After reading about the April 29 botched execution of Clayton D. Lockett in Oklahoma, I wondered if the torture he was not sentenced to was an isolated case.

Despite prolonged litigation and numerous warnings from defense attorneys about the dangers of using an experimental drug protocol (including a paralytic), Oklahoma went ahead and scheduled the execution, the plans for the which were cloaked in secrecy, with the state refusing to release information about the source and efficacy of the lethal drugs, making it impossible to accurately predict the effects of the combination of drugs.

Nonetheless, Oklahoma Governor Mary Fallon pressured the courts to permit the execution, a bill was introduced in the Oklahoma House of Representatives to impeach the justices who had voted to stay the execution, and the Oklahoma Supreme Court permitted the executions to go forward.

Two drugs used were known to cause excruciating pain if the recipient was conscious.  Indeed, Lockett was not unconscious.  Three minutes after the latter two drugs were injected, “Lockett began breathing heavily, writhing on the gurney, clenching his teeth and straining to lift his head off the pillow.”  Officials then lowered the blinds to prohibit witnesses from seeing what was going on, and 15 minutes later the witnesses were ordered to leave the room.

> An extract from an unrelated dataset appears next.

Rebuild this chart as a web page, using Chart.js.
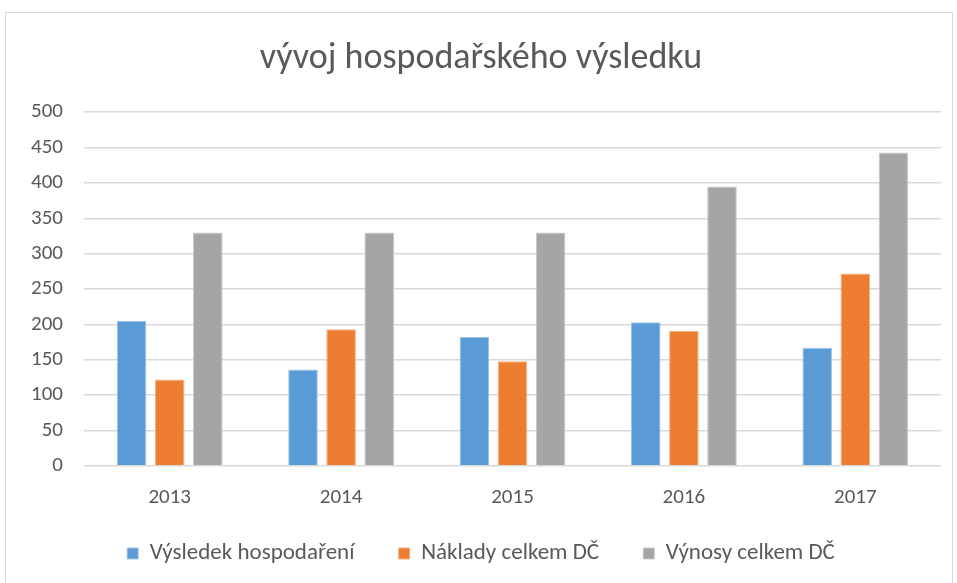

Lockett died of a heart attack 43 minutes after the execution began.

This was not an isolated case.

Since 1982, reports the Death Penalty Information Center, there have been 44 other confirmed botched executions, 32 of them by lethal injection.

You would think an American society, where miracle life-saving procedures happen daily, could prevent cruel and unusual punishment of the even the worst people in the world, just as the law calls for.